Bahkan, di tengah defisit APBN dan ketergantungan terhadap utang, bila pelayanan publik mandek, sedangkan pemerintah tampak lebih fokus pada program jangka pendek yang politis – ketidakpercayaan publik bisa meningkat, dan legitimasi Presiden Probowo bisa tergerus. Apalagi, dalam era digital seperti sekarang, ketidakpuasan ini mudah sekali mengkristal lewat media sosial, menciptakan efek bola salju opini publik – seperti yang juga terjadi di Chili.
Jadi benang merahnya, jika pertumbuhan ekonomi tidak dibarengi dengan perbaikan kongkret pada layanan publik, ketimpangan sosial dan ekonomi bisa memicu ketidakpuasan. Delegitimasi bisa muncul bukan karena Indonesia krisis, tetapi karena rakyat terutama kelas menengah merasa aspirasi dan hak-hak dasarnya diabaikan.

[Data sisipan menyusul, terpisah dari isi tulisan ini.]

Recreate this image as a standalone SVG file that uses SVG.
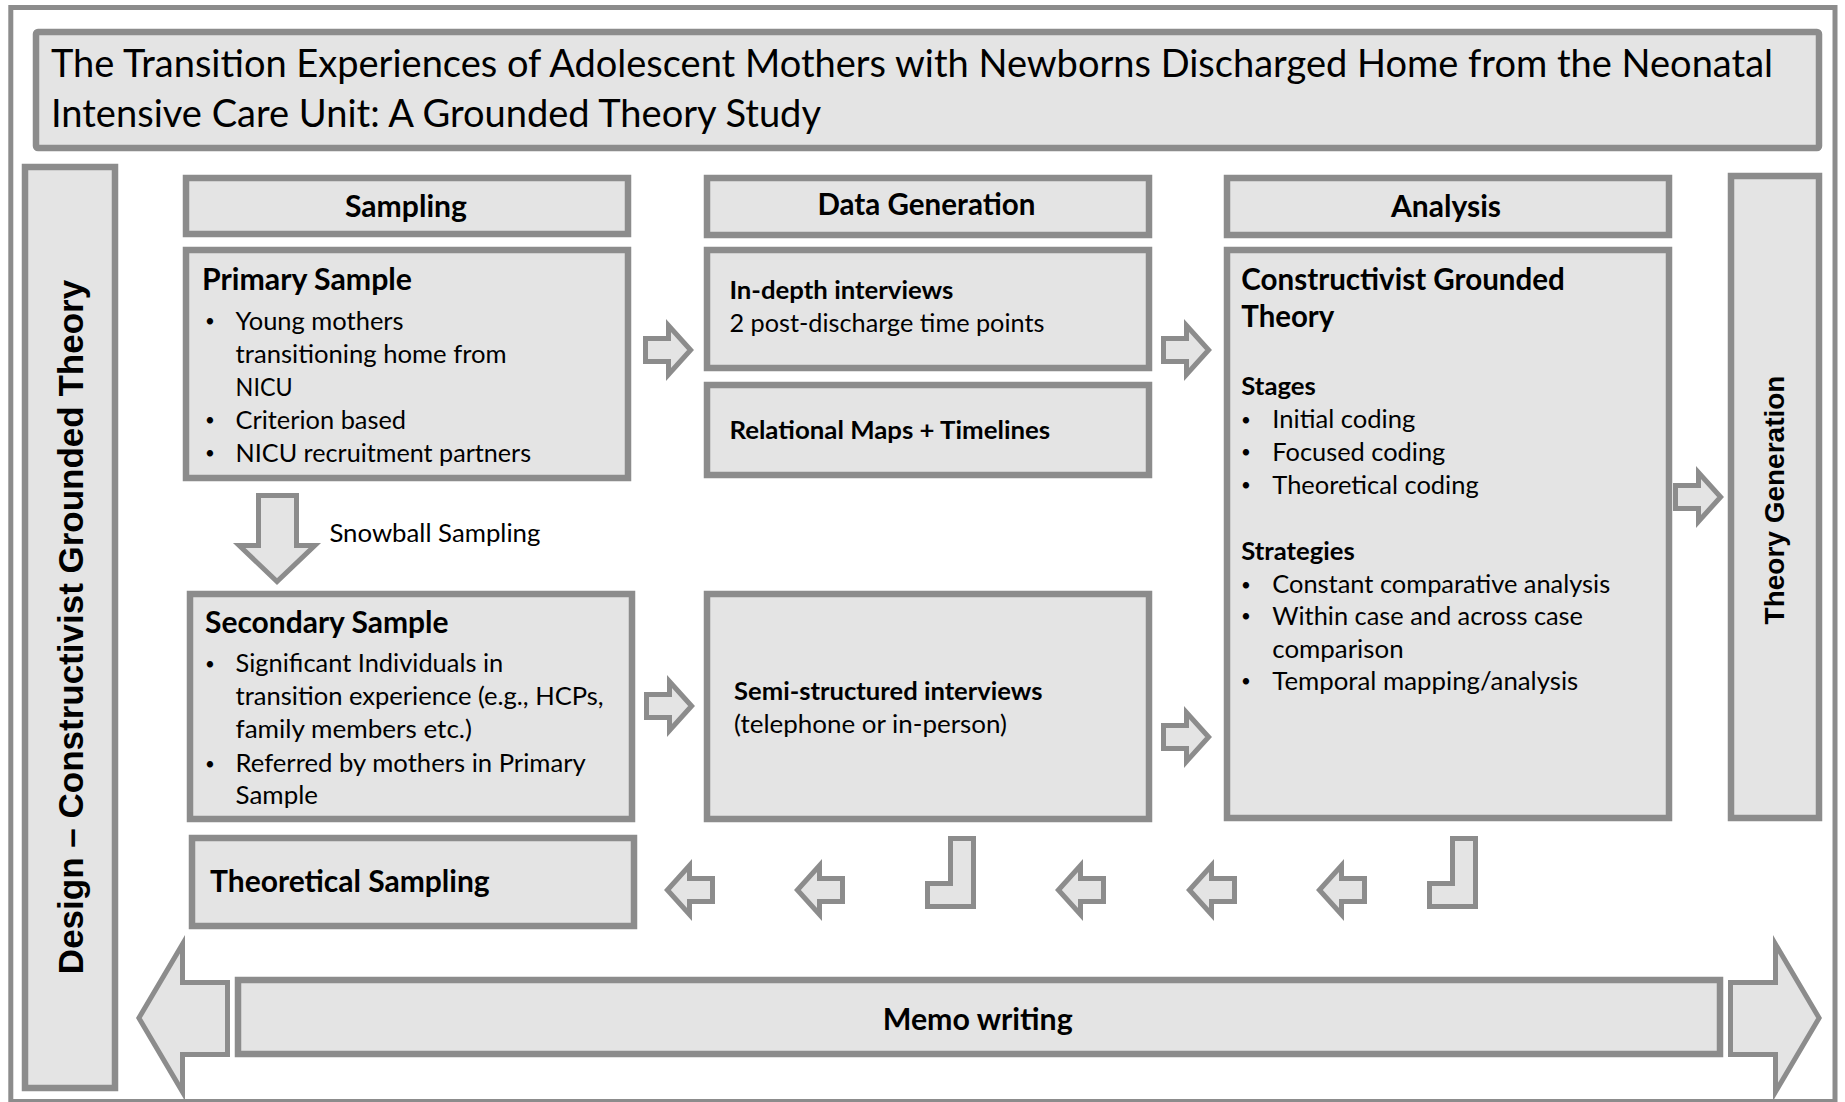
<svg xmlns="http://www.w3.org/2000/svg" width="1845" height="1102" viewBox="0 0 1845 1102">
  <style>
    .box{fill:#e4e4e4;stroke:#8c8c8c;stroke-width:6.5}
    .frame{fill:none;stroke:#8c8c8c;stroke-width:5}
    .arw{fill:#e4e4e4;stroke:#8c8c8c;stroke-width:5;stroke-linejoin:miter;stroke-miterlimit:10}
    .t{font-family:Lato,"Open Sans","Liberation Sans",sans-serif;fill:#000}
    .r{font-size:25.5px}
    .bul{font-size:17px}
    .b27{font-size:25.5px;font-weight:bold}
    .b32{font-size:30px;font-weight:bold}
    .title{font-size:38.5px}
    .v{font-family:"Liberation Sans",Arial,sans-serif;font-weight:bold;fill:#000}
  </style>
  <defs>
    <!-- block arrow pointing right; origin at tail, vertically centred -->
    <path id="rarrow" d="M2.5,-11.5 H25.5 V-24.4 L47.6,0 L25.5,24.4 V11.5 H2.5 Z"/>
  </defs>

  <rect x="0" y="0" width="1845" height="1102" fill="#ffffff"/>
  <rect class="frame" x="10.8" y="7.5" width="1824.2" height="1094"/>

  <g id="title">
    <rect class="box" x="36" y="32" width="1783" height="116" rx="2"/>
    <text class="t title" x="51" y="77" textLength="1722" lengthAdjust="spacingAndGlyphs">The Transition Experiences of Adolescent Mothers with Newborns Discharged Home from the Neonatal</text>
    <text class="t title" x="51" y="126.5" textLength="770" lengthAdjust="spacingAndGlyphs">Intensive Care Unit: A Grounded Theory Study</text>
  </g>

  <g id="design">
    <rect class="box" x="25" y="167" width="90" height="921"/>
    <text class="v" font-size="35" text-anchor="middle" transform="translate(83,627) rotate(-90)">Design – Constructivist Grounded Theory</text>
  </g>

  <g id="sampling-header">
    <rect class="box" x="186" y="178" width="442" height="56"/>
    <text class="t b32" x="345" y="217" textLength="122" lengthAdjust="spacingAndGlyphs">Sampling</text>
  </g>

  <g id="primary-sample">
    <rect class="box" x="186" y="250" width="442" height="228"/>
    <text class="t b32" x="202" y="289.5" textLength="210" lengthAdjust="spacingAndGlyphs">Primary Sample</text>
    <g class="t bul" text-anchor="middle">
      <text x="210" y="327">•</text>
      <text x="210" y="426">•</text>
      <text x="210" y="459">•</text>
    </g>
    <g class="t r">
      <text x="235.6" y="329.5" textLength="168" lengthAdjust="spacingAndGlyphs">Young mothers</text>
      <text x="235.6" y="362.5" textLength="271" lengthAdjust="spacingAndGlyphs">transitioning home from</text>
      <text x="235.6" y="395.5" textLength="57" lengthAdjust="spacingAndGlyphs">NICU</text>
      <text x="235.6" y="428.5" textLength="170.5" lengthAdjust="spacingAndGlyphs">Criterion based</text>
      <text x="235.6" y="461.5" textLength="295.5" lengthAdjust="spacingAndGlyphs">NICU recruitment partners</text>
    </g>
  </g>

  <g id="snowball-label">
    <text class="t r" x="329.4" y="541.5" textLength="211" lengthAdjust="spacingAndGlyphs">Snowball Sampling</text>
  </g>

  <g id="secondary-sample">
    <rect class="box" x="190" y="594" width="442" height="225"/>
    <text class="t b32" x="205" y="632.5" textLength="243.5" lengthAdjust="spacingAndGlyphs">Secondary Sample</text>
    <g class="t bul" text-anchor="middle">
      <text x="210" y="670">•</text>
      <text x="210" y="769.5">•</text>
    </g>
    <g class="t r">
      <text x="235.6" y="672.2" textLength="267.6" lengthAdjust="spacingAndGlyphs">Significant Individuals in</text>
      <text x="235.6" y="704.8" textLength="368" lengthAdjust="spacingAndGlyphs">transition experience (e.g., HCPs,</text>
      <text x="235.6" y="737.5" textLength="236.4" lengthAdjust="spacingAndGlyphs">family members etc.)</text>
      <text x="235.6" y="771.5" textLength="350.2" lengthAdjust="spacingAndGlyphs">Referred by mothers in Primary</text>
      <text x="235.6" y="803.8" textLength="82.4" lengthAdjust="spacingAndGlyphs">Sample</text>
    </g>
  </g>

  <g id="theoretical-sampling">
    <rect class="box" x="192" y="838" width="442" height="88"/>
    <text class="t b32" x="210" y="891.5" textLength="279.7" lengthAdjust="spacingAndGlyphs">Theoretical Sampling</text>
  </g>

  <g id="data-generation-header">
    <rect class="box" x="707" y="178" width="442" height="57"/>
    <text class="t b32" x="817.4" y="215" textLength="218" lengthAdjust="spacingAndGlyphs">Data Generation</text>
  </g>

  <g id="in-depth-interviews">
    <rect class="box" x="707" y="250" width="442" height="118"/>
    <text class="t b27" x="729.4" y="299.2" textLength="224" lengthAdjust="spacingAndGlyphs">In-depth interviews</text>
    <text class="t r" x="729.4" y="332.2" textLength="315" lengthAdjust="spacingAndGlyphs">2 post-discharge time points</text>
  </g>

  <g id="relational-maps">
    <rect class="box" x="707" y="385" width="442" height="90"/>
    <text class="t b27" x="729.4" y="439.2" textLength="320.8" lengthAdjust="spacingAndGlyphs">Relational Maps + Timelines</text>
  </g>

  <g id="semi-structured-interviews">
    <rect class="box" x="707" y="594" width="442" height="225"/>
    <text class="t b27" x="734" y="699.8" textLength="308.5" lengthAdjust="spacingAndGlyphs">Semi-structured interviews</text>
    <text class="t r" x="734" y="732.5" textLength="272.9" lengthAdjust="spacingAndGlyphs">(telephone or in-person)</text>
  </g>

  <g id="analysis-header">
    <rect class="box" x="1227" y="178" width="442" height="57"/>
    <text class="t b32" x="1391" y="216.5" textLength="110" lengthAdjust="spacingAndGlyphs">Analysis</text>
  </g>

  <g id="analysis">
    <rect class="box" x="1227" y="250" width="442" height="568"/>
    <text class="t b32" x="1241.3" y="289.8" textLength="323.5" lengthAdjust="spacingAndGlyphs">Constructivist Grounded</text>
    <text class="t b32" x="1241.3" y="327.2" textLength="93" lengthAdjust="spacingAndGlyphs">Theory</text>
    <text class="t b27" x="1241.3" y="394.8" textLength="74.5" lengthAdjust="spacingAndGlyphs">Stages</text>
    <text class="t b27" x="1241.3" y="559.8" textLength="113.5" lengthAdjust="spacingAndGlyphs">Strategies</text>
    <g class="t bul" text-anchor="middle">
      <text x="1246" y="425.5">•</text>
      <text x="1246" y="458">•</text>
      <text x="1246" y="491">•</text>
      <text x="1246" y="590.5">•</text>
      <text x="1246" y="622">•</text>
      <text x="1246" y="687">•</text>
    </g>
    <g class="t r">
      <text x="1272.3" y="428.2" textLength="143" lengthAdjust="spacingAndGlyphs">Initial coding</text>
      <text x="1272.3" y="460.8" textLength="173" lengthAdjust="spacingAndGlyphs">Focused coding</text>
      <text x="1272.3" y="493.8" textLength="206.4" lengthAdjust="spacingAndGlyphs">Theoretical coding</text>
      <text x="1272.3" y="593.2" textLength="337.9" lengthAdjust="spacingAndGlyphs">Constant comparative analysis</text>
      <text x="1272.3" y="624.8" textLength="310.7" lengthAdjust="spacingAndGlyphs">Within case and across case</text>
      <text x="1272.3" y="657.5" textLength="131.3" lengthAdjust="spacingAndGlyphs">comparison</text>
      <text x="1272.3" y="689.8" textLength="306" lengthAdjust="spacingAndGlyphs">Temporal mapping/analysis</text>
    </g>
  </g>

  <g id="theory-generation">
    <rect class="box" x="1731" y="176" width="88" height="642"/>
    <text class="v" font-size="28" text-anchor="middle" transform="translate(1784,500) rotate(-90)">Theory Generation</text>
  </g>

  <g id="memo-writing">
    <rect class="box" x="238" y="980" width="1482" height="74"/>
    <text class="t b32" x="882.7" y="1030" textLength="190" lengthAdjust="spacingAndGlyphs">Memo writing</text>
  </g>

  <g id="connectors">
    <!-- forward flow -->
    <use href="#rarrow" class="arw" transform="translate(643,350)"/>
    <use href="#rarrow" class="arw" transform="translate(1161,350)"/>
    <use href="#rarrow" class="arw" transform="translate(644,706)"/>
    <use href="#rarrow" class="arw" transform="translate(1161,737)"/>
    <use href="#rarrow" class="arw" transform="translate(1673,497)"/>
    <!-- snowball sampling -->
    <polygon class="arw" points="258.5,495.5 296.5,495.5 296.5,545.5 314.8,545.5 277,581.6 239.2,545.5 258.5,545.5"/>
    <!-- feedback loop towards theoretical sampling -->
    <polygon class="arw" points="950.5,838.5 973.5,838.5 973.5,906.5 927.5,906.5 927.5,883.5 950.5,883.5"/>
    <polygon class="arw" points="1452.5,838.5 1475.5,838.5 1475.5,906.5 1429.5,906.5 1429.5,883.5 1452.5,883.5"/>
    <use href="#rarrow" class="arw" transform="translate(715,890) scale(-1,1)"/>
    <use href="#rarrow" class="arw" transform="translate(845,890) scale(-1,1)"/>
    <use href="#rarrow" class="arw" transform="translate(1106,890) scale(-1,1)"/>
    <use href="#rarrow" class="arw" transform="translate(1237,890) scale(-1,1)"/>
    <use href="#rarrow" class="arw" transform="translate(1367,890) scale(-1,1)"/>
    <!-- memo writing spans the whole process -->
    <polygon class="arw" points="227.5,982.5 182.5,982.5 182.5,944.2 138.9,1018 182.5,1091.8 182.5,1054.5 227.5,1054.5"/>
    <polygon class="arw" transform="translate(1958,0) scale(-1,1)" points="227.5,982.5 182.5,982.5 182.5,944.2 138.9,1018 182.5,1091.8 182.5,1054.5 227.5,1054.5"/>
  </g>
</svg>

Selain itu, pemerintah yang hanya mengejar citra populis tanpa pembenahan struktur pelayanan publik akan mudah kehilangan kepercayaan, walaupun indikator ekonomi kelihatan positif.

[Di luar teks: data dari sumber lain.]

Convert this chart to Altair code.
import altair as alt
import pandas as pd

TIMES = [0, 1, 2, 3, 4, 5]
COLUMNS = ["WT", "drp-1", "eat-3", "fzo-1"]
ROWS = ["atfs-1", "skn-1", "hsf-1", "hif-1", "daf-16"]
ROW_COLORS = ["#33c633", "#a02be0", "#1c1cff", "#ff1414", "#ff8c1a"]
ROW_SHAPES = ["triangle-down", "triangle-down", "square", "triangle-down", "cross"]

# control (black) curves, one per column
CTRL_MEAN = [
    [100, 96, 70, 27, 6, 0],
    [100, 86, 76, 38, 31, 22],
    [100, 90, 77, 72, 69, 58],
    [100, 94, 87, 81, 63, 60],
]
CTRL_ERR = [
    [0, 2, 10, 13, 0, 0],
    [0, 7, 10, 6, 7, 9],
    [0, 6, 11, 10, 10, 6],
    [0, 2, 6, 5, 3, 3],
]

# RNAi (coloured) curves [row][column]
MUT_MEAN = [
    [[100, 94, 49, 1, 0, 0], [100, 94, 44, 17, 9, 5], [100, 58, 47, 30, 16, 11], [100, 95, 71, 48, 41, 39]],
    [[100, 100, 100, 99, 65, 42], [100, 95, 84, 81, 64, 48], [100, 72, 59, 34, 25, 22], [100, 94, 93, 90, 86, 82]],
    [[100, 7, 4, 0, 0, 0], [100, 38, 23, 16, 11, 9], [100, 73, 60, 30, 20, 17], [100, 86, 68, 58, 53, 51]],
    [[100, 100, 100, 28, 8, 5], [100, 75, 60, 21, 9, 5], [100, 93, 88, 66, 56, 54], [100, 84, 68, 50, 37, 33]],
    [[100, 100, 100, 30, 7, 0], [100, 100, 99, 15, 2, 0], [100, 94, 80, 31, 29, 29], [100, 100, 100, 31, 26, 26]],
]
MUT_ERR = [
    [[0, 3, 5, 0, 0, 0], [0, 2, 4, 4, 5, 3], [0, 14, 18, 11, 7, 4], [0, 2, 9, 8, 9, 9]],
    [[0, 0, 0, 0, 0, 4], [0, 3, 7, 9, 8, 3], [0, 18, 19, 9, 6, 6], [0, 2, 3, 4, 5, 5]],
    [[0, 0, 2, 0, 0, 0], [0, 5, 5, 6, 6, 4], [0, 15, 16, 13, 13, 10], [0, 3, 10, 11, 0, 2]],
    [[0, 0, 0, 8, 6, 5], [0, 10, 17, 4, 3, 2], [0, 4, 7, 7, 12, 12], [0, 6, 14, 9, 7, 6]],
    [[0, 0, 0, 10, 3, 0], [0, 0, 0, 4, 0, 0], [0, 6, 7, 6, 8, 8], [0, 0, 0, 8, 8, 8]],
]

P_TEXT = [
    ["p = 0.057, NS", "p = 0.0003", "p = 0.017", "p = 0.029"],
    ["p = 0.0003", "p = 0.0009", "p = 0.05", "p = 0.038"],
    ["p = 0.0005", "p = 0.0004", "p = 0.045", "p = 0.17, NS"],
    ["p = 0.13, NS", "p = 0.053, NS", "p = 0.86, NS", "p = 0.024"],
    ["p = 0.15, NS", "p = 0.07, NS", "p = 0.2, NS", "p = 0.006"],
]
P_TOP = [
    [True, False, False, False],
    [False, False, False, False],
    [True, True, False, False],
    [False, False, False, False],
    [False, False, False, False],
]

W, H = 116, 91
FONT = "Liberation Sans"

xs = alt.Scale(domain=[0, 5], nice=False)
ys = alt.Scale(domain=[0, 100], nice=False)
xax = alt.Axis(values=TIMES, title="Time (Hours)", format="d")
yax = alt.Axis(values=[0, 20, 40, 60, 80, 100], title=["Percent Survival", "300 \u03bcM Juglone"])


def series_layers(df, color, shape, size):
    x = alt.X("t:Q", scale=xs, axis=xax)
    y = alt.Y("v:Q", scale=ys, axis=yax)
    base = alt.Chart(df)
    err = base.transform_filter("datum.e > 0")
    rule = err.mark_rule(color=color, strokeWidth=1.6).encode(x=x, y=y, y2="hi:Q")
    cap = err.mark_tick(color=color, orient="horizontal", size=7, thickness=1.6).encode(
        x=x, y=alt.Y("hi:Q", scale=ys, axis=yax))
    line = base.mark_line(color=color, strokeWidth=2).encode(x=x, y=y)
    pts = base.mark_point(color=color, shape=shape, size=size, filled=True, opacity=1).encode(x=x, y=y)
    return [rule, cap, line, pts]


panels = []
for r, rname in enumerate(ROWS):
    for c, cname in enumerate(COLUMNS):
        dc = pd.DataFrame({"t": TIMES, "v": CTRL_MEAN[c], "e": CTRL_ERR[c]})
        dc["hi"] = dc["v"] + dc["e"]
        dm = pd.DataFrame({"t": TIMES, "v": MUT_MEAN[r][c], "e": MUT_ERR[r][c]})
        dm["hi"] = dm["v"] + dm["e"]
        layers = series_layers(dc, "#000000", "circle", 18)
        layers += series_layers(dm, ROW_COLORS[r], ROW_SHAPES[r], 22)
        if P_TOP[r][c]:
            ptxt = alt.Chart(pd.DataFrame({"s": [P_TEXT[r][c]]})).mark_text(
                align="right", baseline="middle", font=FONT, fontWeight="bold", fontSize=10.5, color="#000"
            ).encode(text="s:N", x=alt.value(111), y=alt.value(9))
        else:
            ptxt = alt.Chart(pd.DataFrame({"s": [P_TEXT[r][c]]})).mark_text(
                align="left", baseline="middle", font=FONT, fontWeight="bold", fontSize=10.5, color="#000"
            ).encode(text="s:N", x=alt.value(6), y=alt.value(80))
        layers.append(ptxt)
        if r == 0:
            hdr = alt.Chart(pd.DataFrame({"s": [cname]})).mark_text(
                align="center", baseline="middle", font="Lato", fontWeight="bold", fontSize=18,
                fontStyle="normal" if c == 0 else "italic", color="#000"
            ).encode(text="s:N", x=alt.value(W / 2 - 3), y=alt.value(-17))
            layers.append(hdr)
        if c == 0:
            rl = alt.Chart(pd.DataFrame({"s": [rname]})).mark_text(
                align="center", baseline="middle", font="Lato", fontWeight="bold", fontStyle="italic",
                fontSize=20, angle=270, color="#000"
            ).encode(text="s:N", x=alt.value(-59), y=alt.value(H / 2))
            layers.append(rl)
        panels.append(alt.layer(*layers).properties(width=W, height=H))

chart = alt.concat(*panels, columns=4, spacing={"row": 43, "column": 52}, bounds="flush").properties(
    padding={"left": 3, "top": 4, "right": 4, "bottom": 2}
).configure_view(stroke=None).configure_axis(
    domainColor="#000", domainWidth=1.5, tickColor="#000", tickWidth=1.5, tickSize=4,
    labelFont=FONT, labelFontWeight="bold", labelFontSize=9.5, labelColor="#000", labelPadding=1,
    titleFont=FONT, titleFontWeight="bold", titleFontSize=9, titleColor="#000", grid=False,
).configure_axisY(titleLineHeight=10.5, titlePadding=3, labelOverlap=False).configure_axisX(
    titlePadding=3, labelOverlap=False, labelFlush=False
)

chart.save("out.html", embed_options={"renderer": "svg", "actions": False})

Di Tengah ketatnya ruang fiskal dan tingginya ekspetasi publik terhadap program-program populis, kepemimpinan Presiden Prabowo dituntut untuk menemukan titik keseimbangan antara visi politik yang pro-rakyat dengan prinsip kehati-hatian dalam pengelolaan keuangan negara. Komitmen pada tata kelola fiskal yang konstitusional dan berbasis pada keberlanjutan jangka panjang adalah ujian nyata bagi pemerintahan Prabowo.

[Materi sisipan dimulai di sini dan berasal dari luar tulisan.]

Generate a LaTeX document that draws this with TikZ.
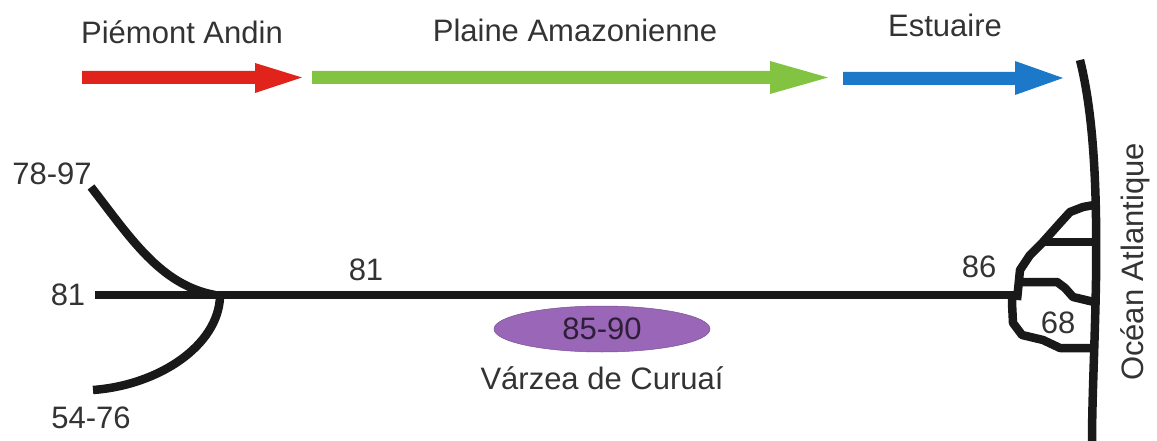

Jika dilema antara political will dan fiscal reality tidak diselesaikan dengan bijaksana, bukan tidak mungkin, seperti yang diingatkan Budiana Irmawan, ketidakpuasaan publik yang tertunda akan berubah menjadi krisis kepercayaan yang sulit dibendung di masa mendatang. Terlepas dari Pro kontra, artikel opini yang ditulis oleh Budiana Irmawan adalah “alarm awal” mengingatkan bahwa tanpa perencanaan fiskal yang rasional dan tanpa reformasi pajak atau pembenahan postur belanja negara, kebijakan populis bisa menjadi boomerang – menciptakan defisit yang tidak terkendali dan memperlemah daya tahan ekonomi negara.
Krirtik ini patut dicermati sebagai bagian dari proses check and balance, apalagi dalam sis presidensial kuat seperti Indonesia saat ini, di mana kekuasaan eksekutif harus selalu dikontrol oleh logika fiskal, bukan semata-mata dorongan politik elektoral.